I've also heard that a keen interest in clothes is related to estrogen (and my shopping jones has fallen off some in recent years), or to Toxoplasmosis Gondii infection. Folk science, of course, but it could explain my rabid interest in any store than has clothes in a style I haven't seen before.
When I'm very very poor, or just inspired to be stingy, I shop at thrift stores. It's just as much fun, and when I'm in a strange city, the thrift stores have local crafts and styles. Nothing can raise my spirits or take my mind off the inevitability of death and the gloom of the universe like finding a Laurel Birch brooch or a Lilly Pulitzer shirt for three bucks.
If I were an interstellar traveller, I'd always head straight for the thrift store on any alien planet. (Then I'd head for stores that have cool ethnic stuff.)

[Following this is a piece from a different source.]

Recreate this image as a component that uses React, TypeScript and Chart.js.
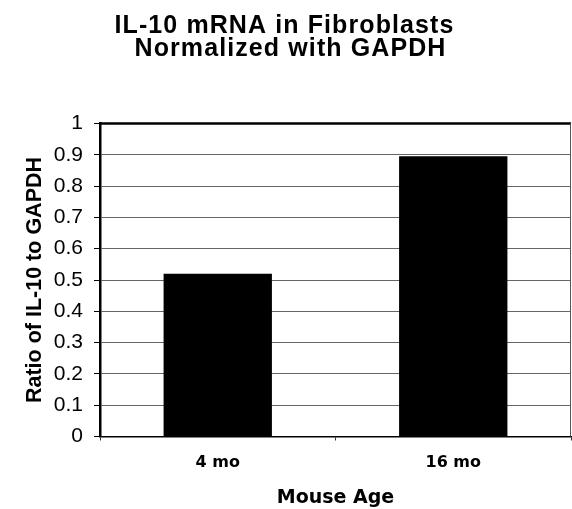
import { useEffect, useRef } from 'react';
import { Chart, registerables } from 'chart.js';

Chart.register(...registerables);

const categories = ['4 mo', '16 mo'];
const ratioValues = [0.52, 0.895];
const yTickLabels = ['0', '0.1', '0.2', '0.3', '0.4', '0.5', '0.6', '0.7', '0.8', '0.9', '1'];
const titleLines = ['IL-10 mRNA in Fibroblasts', 'Normalized with GAPDH'];
const xAxisTitle = 'Mouse Age';
const yAxisTitle = 'Ratio of IL-10 to GAPDH';

const titleCenters = [284.5, 290.5];
const titleBaselines = [33, 56];

const framePlugin = {
  id: 'frame',
  afterDatasetsDraw(chart: any) {
    const { ctx, chartArea } = chart;
    ctx.save();
    ctx.strokeStyle = '#000';
    ctx.lineWidth = 2.5;
    ctx.beginPath();
    ctx.moveTo(chartArea.left - 1, chartArea.top);
    ctx.lineTo(chartArea.right, chartArea.top);
    ctx.stroke();
    ctx.lineWidth = 1;
    ctx.strokeStyle = '#555';
    ctx.beginPath();
    ctx.moveTo(chartArea.right - 0.5, chartArea.top);
    ctx.lineTo(chartArea.right - 0.5, chartArea.bottom);
    ctx.stroke();
    ctx.restore();
  },
  afterDraw(chart: any) {
    const { ctx } = chart;
    ctx.save();
    ctx.fillStyle = '#000';
    ctx.font = 'bold 25px "Liberation Sans", Arial, sans-serif';
    try { (ctx as any).letterSpacing = '1.1px'; } catch (e) {}
    ctx.textAlign = 'center';
    ctx.textBaseline = 'alphabetic';
    titleLines.forEach((line, i) => {
      ctx.fillText(line, titleCenters[i], titleBaselines[i]);
    });
    ctx.restore();
  },
};

export default function App() {
  const ref = useRef<HTMLCanvasElement | null>(null);
  useEffect(() => {
    if (!ref.current) return;
    const chart = new Chart(ref.current, {
      type: 'bar',
      data: {
        labels: categories,
        datasets: [
          {
            data: ratioValues,
            backgroundColor: '#000',
            borderWidth: 0,
            categoryPercentage: 1,
            barPercentage: 0.46,
          },
        ],
      },
      plugins: [framePlugin],
      options: {
        responsive: false,
        animation: false,
        devicePixelRatio: 1,
        layout: { padding: { left: 0, right: 1, top: 123.5, bottom: 0 } },
        plugins: {
          legend: { display: false },
          tooltip: { enabled: false },
          title: { display: false },
        },
        scales: {
          x: {
            afterFit: (s: any) => { s.height = 72.5; },
            grid: { display: true, drawOnChartArea: false, drawTicks: true, tickLength: 4, tickColor: '#333' },
            border: { color: '#000', width: 1.5 },
            ticks: {
              color: '#000',
              padding: 13,
              font: { family: 'DejaVu Sans, sans-serif', size: 16, weight: 'bold' },
            },
            title: {
              display: true,
              text: xAxisTitle,
              color: '#000',
              font: { family: 'DejaVu Sans, sans-serif', size: 19, weight: 'bold' },
              padding: { top: 0, bottom: 0 },
            },
          },
          y: {
            min: 0,
            max: 1,
            afterFit: (s: any) => { s.width = 100; },
            grid: { color: '#666', lineWidth: 1, tickLength: 6, tickColor: '#000' },
            border: { color: '#000', width: 2.5 },
            ticks: {
              stepSize: 0.1,
              color: '#000',
              padding: 11,
              font: { family: 'Liberation Sans, Arial, sans-serif', size: 21 },
              callback: (_v: any, i: number) => yTickLabels[i],
            },
            title: {
              display: true,
              text: yAxisTitle,
              color: '#000',
              font: { family: 'Liberation Sans, Arial, sans-serif', size: 21.5, weight: 'bold' },
              padding: { top: 22, bottom: 0 },
            },
          },
        },
      },
    });
    return () => chart.destroy();
  }, []);
  return (
    <div style={{ position: 'absolute', left: 0, top: 0, width: 572, height: 509, background: '#fff' }}>
      <canvas ref={ref} width={572} height={509} />
    </div>
  );
}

A hobby, or a disease? You tell me. I used to have a friend who liked to fish so much he would watch people fishing on TV. So, who's crazy?
That last anonymous was me, BTW.
Mary Turzillo
I love clothes but I only like shopping in stores that are unique. Malls bore me 70 percent of the time, though I've found some good stuff in them over the years. I especially like them when they have major sales. Those are about the only times I like malls really. And when I don't have money, I just stay away from buildings that sell *anything* at all that I might want and not need, so as not to feel so wretched and depressed about not being able to get luxuries.
But little boutiques and shops with particular clothing that is both cheap and weird or wonderful in some way--those places I love. Every Wiscon, I shop Madison till I drop. There's a great recycle shop/new weird fashion store there called Ragstock, and a store with unfortuantely pricey but really pretty stylish clothes for guys called Jazzman too. And of course Urban Outfitter. In any case, I know what you mean about the trying on clothes thing, inventing personalities as well as not feeling like your mental image of yourself. It's sort of a disorienting experience in a way. But I'm glad you went shopping and had fun! If we're ever in shopping territory together, we can give it a spin and see if there are any treasures to find.
It can be learned -- and perhaps, it is genetic. I will tell you this -- all through school I disdained shopping, make-up, purses, cute shoes, the importance of grooming one's hair, and anything else you can think of.
And then, one day, someone convinced me to get a cute haircut.
And then, after that, on a lark, I got my make-up done by one of those mall experts.
I liked it. After that, I lost about twenty pounds. Bought new clothes that I felt good in. I bought more clothes. And more. And, like you, every time I tried them on I felt as though I was "reinventing" myself.
I still do. And it is fun. Somewhat addictive and probably hard on the checkbook, but on the other hand, there is something to be said for looking in the mirror and seeing fresh possibilities that have nothing whatsoever to do with intellect or professional obligations, but simply that personal excitment of feeling like, "Hey, I look pretty good, and maybe I can do something with this." That's satisfying on a whole different level.
I am a cheap chic shopper. I love thrift stores and sales racks in small stores. Nothing makes me smile like finding a designer label at 90% off the original price. An absolute must, though, is that it is the only garment in that style in the store in any size. I hate the thought that I might walk into a party and see three other women (in three other sizes) wearing what I just bought.
My workmates and I have a clothing swap twice a year. This cuts way down on expenses and we get a kick out of seeing our "old clothes" on each other.